In How to Kill a City, Peter Moskowitz shares an anecdote about a gentrifying neighborhood in New Orleans. Newer, whiter residents wanted to hire private security forces to ensure order in the public spaces that they were now frequenting. Longer-term members of the community pushed back, however, noting that police and security forces generally would be likely to harass them in their own neighborhoods. Folks like me and folks like my neighbors who perceive police presence in really different ways – I see protectors, while they are more likely to see antagonistic enforcers of bias.
This is where Chris Hayes’ book really shined for me. Hayes, a host on MSNBC, does two things in his book. The first is pretty straightforward, and not unexpected. He draws parallels between the black community in the United States today and the experience of American colonists chafing under British rule in the eighteenth century. In both cases, a group of people had little power to influence a system that imposed severe restrictions on their communities. It’s a compelling argument.
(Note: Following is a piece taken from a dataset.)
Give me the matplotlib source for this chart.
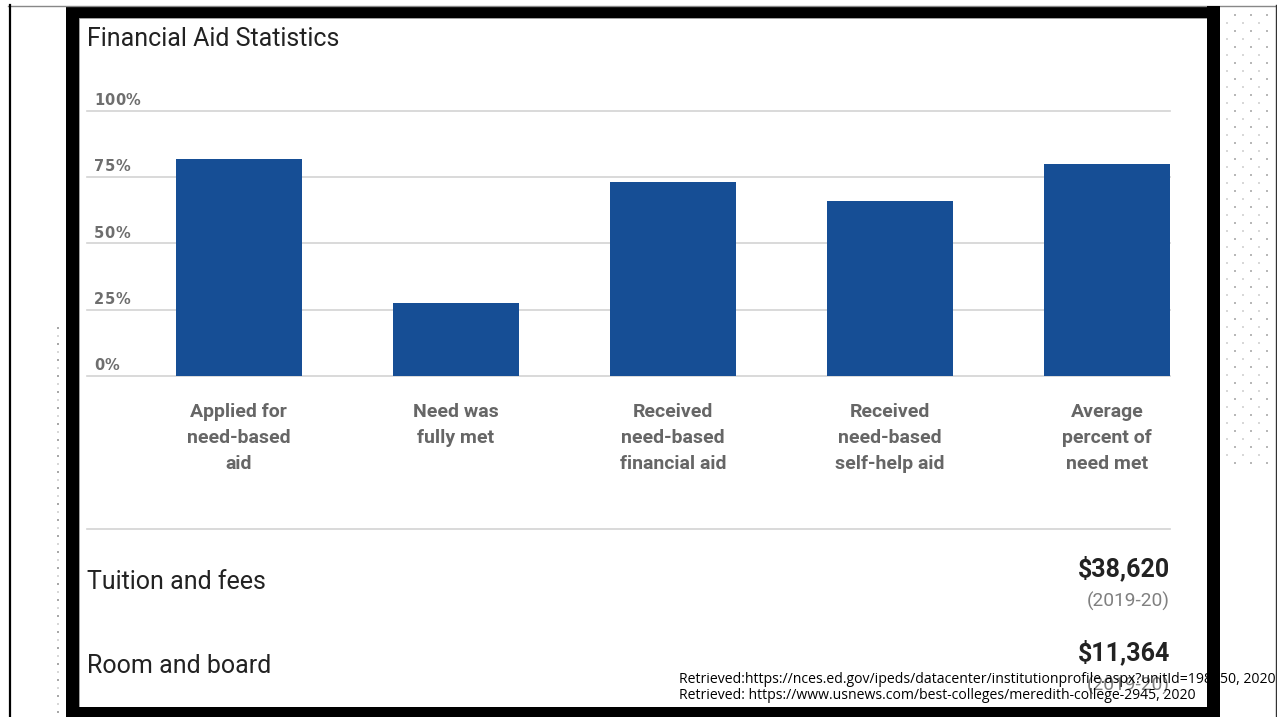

But the best part of A Colony in a Nation, in my opinion, was his reflections on his own relationship with the city. Hayes lives in Park Slope, Brooklyn, with his family. Park Slope is a fancy part of the city that has changed pretty dramatically over the past 50 years as an enormous amount of wealth has cascaded into the area. Hayes does a great job of wrestling with the fact that the safe, clean, open city that he loves has been achieved in large part thanks to the city cracking down on marginalized communities. He offers no final word and no pat solution, and he would have been wrong to do so. Rather, he acknowledges his participation in and benefiting from the system, and notes that he’ll have to give something up if justice in the city’s policing is to be achieved.
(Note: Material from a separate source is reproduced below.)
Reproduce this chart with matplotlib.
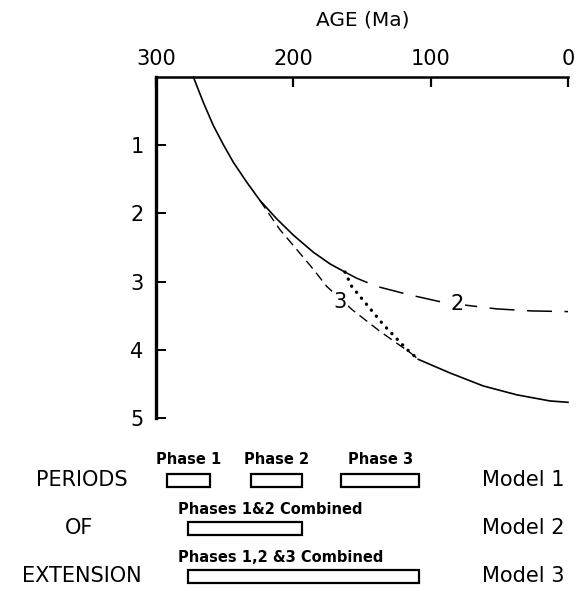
import matplotlib
matplotlib.use("Agg")
import matplotlib.pyplot as plt
from matplotlib.patches import Rectangle

plt.rcParams['font.family'] = ['DejaVu Sans']
plt.rcParams['lines.scale_dashes'] = False

# age (Ma) / depth
solid_early_age = [272.8, 265.6, 258.3, 251.0, 243.7, 234.0, 224.3, 212.1, 199.9, 185.4, 173.3, 162.4]
solid_early_depth = [0.0, 0.37, 0.71, 0.99, 1.25, 1.54, 1.81, 2.08, 2.32, 2.57, 2.74, 2.86]
solid_late_age = [109.0, 85.9, 61.7, 37.3, 13.1, 0.0]
solid_late_depth = [4.14, 4.34, 4.53, 4.66, 4.75, 4.77]

model2_age = [162.4, 153.9, 139.3, 116.3, 92.0, 81.0, 52.0, 26.5, 0.0]
model2_depth = [2.86, 2.95, 3.07, 3.19, 3.30, 3.33, 3.40, 3.43, 3.44]

model3_age = [224.3, 218.3, 209.7, 197.5, 185.4, 175.7, 157.3, 136.9, 115.0, 109.0]
model3_depth = [1.81, 1.99, 2.24, 2.53, 2.82, 3.07, 3.41, 3.73, 4.04, 4.14]

dotted_age = [162.4, 157.5, 134.5, 117.5, 109.0]
dotted_depth = [2.86, 3.07, 3.63, 3.99, 4.14]

age_ticks = [300, 200, 100, 0]
depth_ticks = [1, 2, 3, 4, 5]

# periods of extension (start age, end age)
phase_labels = ['Phase 1', 'Phase 2', 'Phase 3']
phase_start = [292, 231, 165]
phase_end = [261, 194, 108.5]
combined_labels = ['Phases 1&2 Combined', 'Phases 1,2 &3 Combined']
combined_start = [277, 277]
combined_end = [194, 108.5]
model_labels = ['Model 1', 'Model 2', 'Model 3']
side_labels = ['PERIODS', 'OF', 'EXTENSION']

W, H = 576, 589
fig = plt.figure(figsize=(W / 100, H / 100), dpi=100)


def fx(px):
    return px / W


def fy(py):
    return 1 - py / H


ax = fig.add_axes([fx(156), fy(418), (568 - 156) / W, (418 - 77) / H])
ax.set_xlim(300, 0)
ax.set_ylim(5, 0)
ax.spines['right'].set_visible(False)
ax.spines['bottom'].set_visible(False)
ax.spines['left'].set_linewidth(2.4)
ax.spines['top'].set_linewidth(1.8)
ax.xaxis.tick_top()
ax.set_xticks(age_ticks)
ax.set_yticks(depth_ticks)
ax.tick_params(axis='x', direction='in', length=7, width=1.6, pad=6, labelsize=15)
ax.tick_params(axis='y', direction='in', length=7, width=1.4, pad=9, labelsize=15)

ax.plot(solid_early_age, solid_early_depth, color='black', lw=1.2, clip_on=False)
ax.plot(solid_late_age, solid_late_depth, color='black', lw=1.2, clip_on=False)
ax.plot(model2_age, model2_depth, color='black', lw=1.1, linestyle=(0, (18, 9)), clip_on=False)
ax.plot(model3_age, model3_depth, color='black', lw=1.0, linestyle=(0, (7, 4)), clip_on=False)
ax.plot(dotted_age, dotted_depth, color='black', lw=2.4, linestyle=(0, (0.1, 5.5)),
        dash_capstyle='round', clip_on=False)

ax.text(81, 3.33, '2', fontsize=15, ha='center', va='center',
        bbox=dict(facecolor='white', edgecolor='none', pad=1))
ax.text(166, 3.3, '3', fontsize=15, ha='center', va='center',
        bbox=dict(facecolor='white', edgecolor='none', pad=1))

fig.text(fx(363), fy(20), 'AGE (Ma)', fontsize=14.5, ha='center', va='center')

# lower panel with the extension periods
ax2 = fig.add_axes([fx(156), 0, (568 - 156) / W, 149 / H])
ax2.set_xlim(300, 0)
ax2.set_ylim(H, 440)
ax2.axis('off')

row_y = [480, 528.5, 576.5]
bar_h = 13

for s, e, lab in zip(phase_start, phase_end, phase_labels):
    ax2.add_patch(Rectangle((e, row_y[0] - bar_h / 2), s - e, bar_h,
                            facecolor='white', edgecolor='black', lw=1.6))
    ax2.text((s + e) / 2, 460, lab, fontsize=10.5, fontweight='bold',
             ha='center', va='center')

for i, (s, e, lab) in enumerate(zip(combined_start, combined_end, combined_labels)):
    y = row_y[i + 1]
    ax2.add_patch(Rectangle((e, y - bar_h / 2), s - e, bar_h,
                            facecolor='white', edgecolor='black', lw=1.6))
    fig.text(fx(178), fy(y - 19), lab, fontsize=10.5, fontweight='bold',
             ha='left', va='center')

side_x = [82, 79, 82]
for x, y, lab in zip(side_x, row_y, side_labels):
    fig.text(fx(x), fy(y), lab, fontsize=15, ha='center', va='center')

for y, lab in zip(row_y, model_labels):
    fig.text(fx(523), fy(y), lab, fontsize=15, ha='center', va='center')

fig.savefig('out.png', dpi=100)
So I don’t know. I’m kind of all over the place, without a final word on any of this. But I think we need to do a better job of understanding the back-to-the-city movement within the context of what our policing practices are doing to minority communities. Even today, there are people who are surprised when they find out where I live thanks to the violence and crime that were present in my neighborhood a decade or two ago. Obviously the decline in urban crime** is due to many factors, and it is a great thing. And across the board, minority communities have benefited the most from the trend. But there’s also a more pernicious narrative just below the surface. There are neighborhoods in our cities that are policed in appalling ways and, just as they become safer, white gentrifiers move in. It’s no surprise that in some communities, lower-income residents see the police as an advance guard, clearing out the dangerous natives before the new comers arrive. It’s something all of us need to be aware of as we talk about policing in minority communities.
*In The Invention of Brownstone Brooklyn, Suleiman Osman does a great job of highlighting how even the earliest gentrifiers used words like “discovery,” “exploration,” and “settlement” to describe parts of the city in which large lower-income communities already lived.
**Yes, despite our beloved leader’s pronouncements, American cities were safer in 2017 than any year since the 1950s. In NYC, there were fewer murders in 2017 than in any year on record – despite a record-high population in the city.